**AVAILABLE DATA:**
-------
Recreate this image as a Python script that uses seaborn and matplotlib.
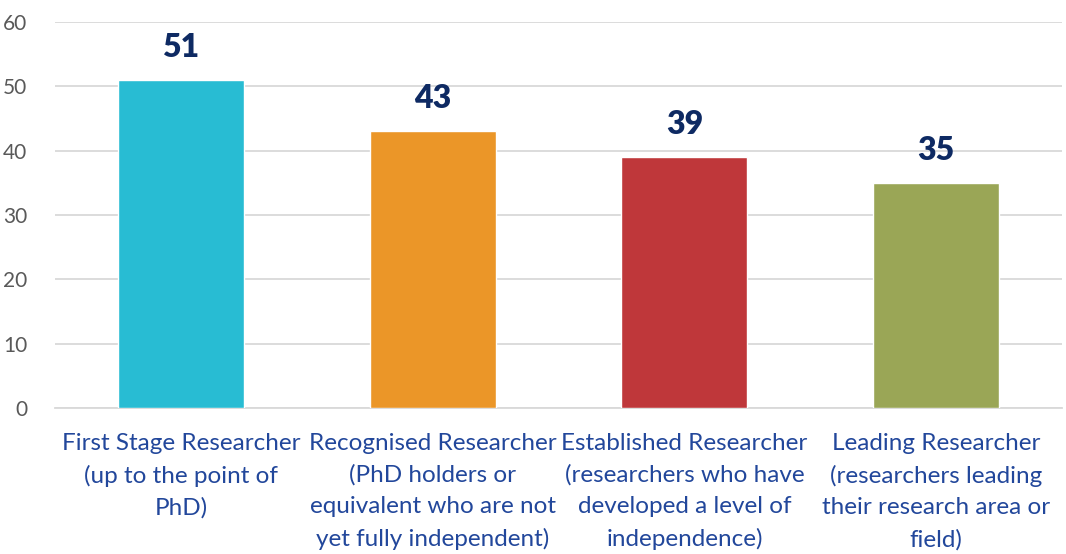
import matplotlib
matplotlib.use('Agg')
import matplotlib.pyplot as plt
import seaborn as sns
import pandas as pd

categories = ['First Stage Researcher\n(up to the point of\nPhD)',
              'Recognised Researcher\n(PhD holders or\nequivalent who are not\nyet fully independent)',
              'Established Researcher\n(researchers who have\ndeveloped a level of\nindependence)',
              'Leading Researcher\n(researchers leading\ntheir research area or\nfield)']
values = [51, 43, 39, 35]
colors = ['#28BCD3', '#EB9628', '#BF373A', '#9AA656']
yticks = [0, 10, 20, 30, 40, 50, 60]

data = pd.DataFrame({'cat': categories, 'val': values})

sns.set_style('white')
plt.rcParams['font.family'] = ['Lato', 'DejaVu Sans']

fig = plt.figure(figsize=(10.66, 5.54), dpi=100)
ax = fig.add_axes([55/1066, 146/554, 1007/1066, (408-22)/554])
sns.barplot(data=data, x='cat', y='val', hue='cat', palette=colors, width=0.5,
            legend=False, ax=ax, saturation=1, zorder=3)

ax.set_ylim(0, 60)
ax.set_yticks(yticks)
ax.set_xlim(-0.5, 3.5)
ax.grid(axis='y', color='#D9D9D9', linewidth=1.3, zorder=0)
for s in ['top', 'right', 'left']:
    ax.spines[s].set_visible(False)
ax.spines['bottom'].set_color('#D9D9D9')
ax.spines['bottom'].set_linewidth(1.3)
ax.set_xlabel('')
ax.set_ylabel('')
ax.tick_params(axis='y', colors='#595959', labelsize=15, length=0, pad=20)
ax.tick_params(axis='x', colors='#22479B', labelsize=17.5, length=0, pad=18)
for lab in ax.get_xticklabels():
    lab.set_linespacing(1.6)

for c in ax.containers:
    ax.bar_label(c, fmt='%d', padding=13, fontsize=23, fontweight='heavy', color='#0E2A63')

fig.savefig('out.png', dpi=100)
-------
**TASK:** Quote the data above in full, leaving out the pictures it holds.

**RESPONSE BELOW:**
Recreate this image as a Python script that uses seaborn and matplotlib.
import matplotlib
matplotlib.use('Agg')
import matplotlib.pyplot as plt
import seaborn as sns
import pandas as pd

categories = ['First Stage Researcher\n(up to the point of\nPhD)',
              'Recognised Researcher\n(PhD holders or\nequivalent who are not\nyet fully independent)',
              'Established Researcher\n(researchers who have\ndeveloped a level of\nindependence)',
              'Leading Researcher\n(researchers leading\ntheir research area or\nfield)']
values = [51, 43, 39, 35]
colors = ['#28BCD3', '#EB9628', '#BF373A', '#9AA656']
yticks = [0, 10, 20, 30, 40, 50, 60]

data = pd.DataFrame({'cat': categories, 'val': values})

sns.set_style('white')
plt.rcParams['font.family'] = ['Lato', 'DejaVu Sans']

fig = plt.figure(figsize=(10.66, 5.54), dpi=100)
ax = fig.add_axes([55/1066, 146/554, 1007/1066, (408-22)/554])
sns.barplot(data=data, x='cat', y='val', hue='cat', palette=colors, width=0.5,
            legend=False, ax=ax, saturation=1, zorder=3)

ax.set_ylim(0, 60)
ax.set_yticks(yticks)
ax.set_xlim(-0.5, 3.5)
ax.grid(axis='y', color='#D9D9D9', linewidth=1.3, zorder=0)
for s in ['top', 'right', 'left']:
    ax.spines[s].set_visible(False)
ax.spines['bottom'].set_color('#D9D9D9')
ax.spines['bottom'].set_linewidth(1.3)
ax.set_xlabel('')
ax.set_ylabel('')
ax.tick_params(axis='y', colors='#595959', labelsize=15, length=0, pad=20)
ax.tick_params(axis='x', colors='#22479B', labelsize=17.5, length=0, pad=18)
for lab in ax.get_xticklabels():
    lab.set_linespacing(1.6)

for c in ax.containers:
    ax.bar_label(c, fmt='%d', padding=13, fontsize=23, fontweight='heavy', color='#0E2A63')

fig.savefig('out.png', dpi=100)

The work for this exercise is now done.